For years, as Lance Armstrong ruled the Tour de France and carbon fiber became the material of choice for racers and recreational riders alike, high-end bikes got lighter, marginally faster and more mass-produced than ever.
Steel bikes built by hand were for a dwindling number of stubborn old dudes, artisans and aesthetes.
Then something happened a convergence of folks in recent years that has transformed a segment of the bike industry and helped return style, substance and soul to cycling.
To see it firsthand, look no further than the North American Handmade Bicycle Show, where thousands of men and women began roaming the Sacramento Convention Center on Friday. The three-day show, which is expected to attract 10,000-plus visitors, is open to the public and runs through Sunday.
Attendees arrived en masse to ogle bikes and meet the craftsmen who made them. They took pictures. They asked questions. They stooped over, kneeled down and moved in close. They ran their fingers across everything from custom-made frames to wooden wheels built by craftsmen in the mountains of Italy.

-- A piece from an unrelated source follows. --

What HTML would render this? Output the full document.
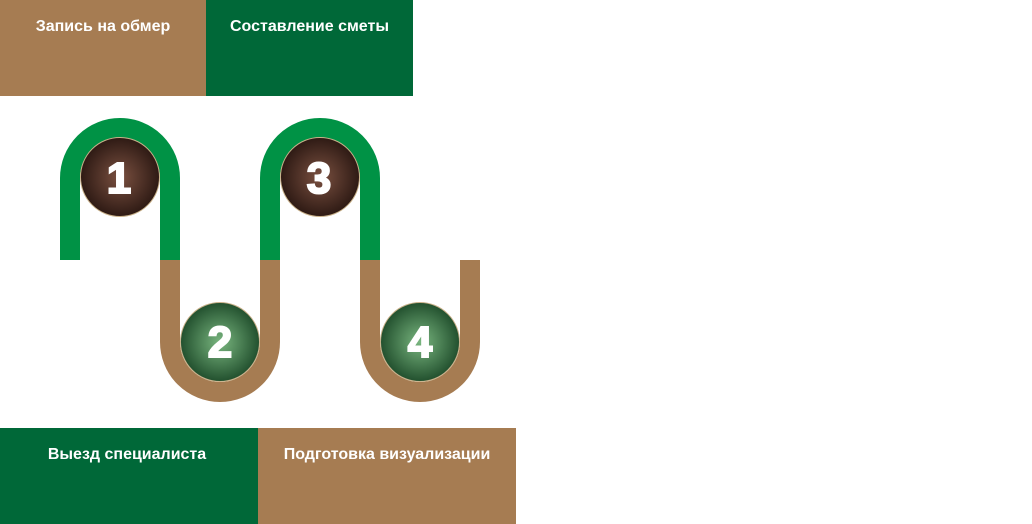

Steel lugs, once considered out of fashion and nearly obsolete, are eye candy at this show. Steel frames get cool points and bamboo bikes turn heads. There are racks, cargo bags, leather saddles of all sizes and shapes.
At this show, perhaps the nexus of bike-geek-meets-bike-stylist could be found in the myriad ways to mount a headlight to a bike frame. Even fenders, once considered clunky and nerdy, are now a fashion statement, if not an artistic one.
What's happened since 1999, when every cyclist seemed to be wearing a U.S. Postal jersey and began demanding lighter and lighter carbon fiber bikes?
Those attending the show suggest it's a dynamic convergence of several groups: young people in urban areas riding fixed-gear bikes and seeking clothing with street functionality but without the clingy Lycra; folks who enjoy long-distance bike touring where strong, well-made frames are more important than lightweight ones; a growing number of commuters who claim the bike as a major transportation option; the old-guard riders and curmudgeons who never gave up on the heavier but more compliant ride of steel frames; and those who see the well-made bike as something to covet and show off, whether it's on a speedy road bike or during a slow-down-and-socialize "tweed ride."
"If you're looking for something beyond the ordinary, something unexpected, you'll come to a show like this," said Ric Hjertberg of Wheel Fanatyk, standing in front of the wooden-rim bike wheels he imports from Italy and distributes to the American market. Such wheels were common 100 years ago and have returned as a niche product. The rims alone cost $185 each. A set of fully built wheels costs about $900.
"The bike culture has become much richer and deeper in the past 10 years," he added.
Ivan Harms, who works for Full Speed Ahead, which makes components such as cranks and handlebars, says the company has a presence at the show because the market for handmade artisanal products has taken off.
"It's been growing for us," he said. "This is the non-technology side of the industry. This is the passion side. They don't want the lightest and greatest bike. They want the coolest and most fun."
The 158 exhibitors at NAHBS showed off many aspects of the bike industry, with a major emphasis on commuter bikes, touring bikes equipped with a variety of racks, as well as extra-sturdy cargo bikes designed to carry heavy loads. Racing bikes and urban casual bikes could also be found throughout the convention hall.
"This show is a reflection of the growing enthusiasm around biking, this growing sense that the bicycle is a viable transportation tool," said Jeffery Rosenhall, a board member of Sacramento Area Bicycle Advocates.
Sacramento frame builder Steve Rex is displaying several of his bikes in the crowded Convention Center. Rex began building custom steel bikes years before they were considered fashionable, toiling in a shop without heat or air conditioning.
Now he is seen as something of a hometown hero and this week has been the focus of several tributes and parties.
"I'm really happy it's here," Rex said of the show as he scanned the crowd, "so people will see how cool Sacramento is and maybe they'll go for a ride on the bike trail."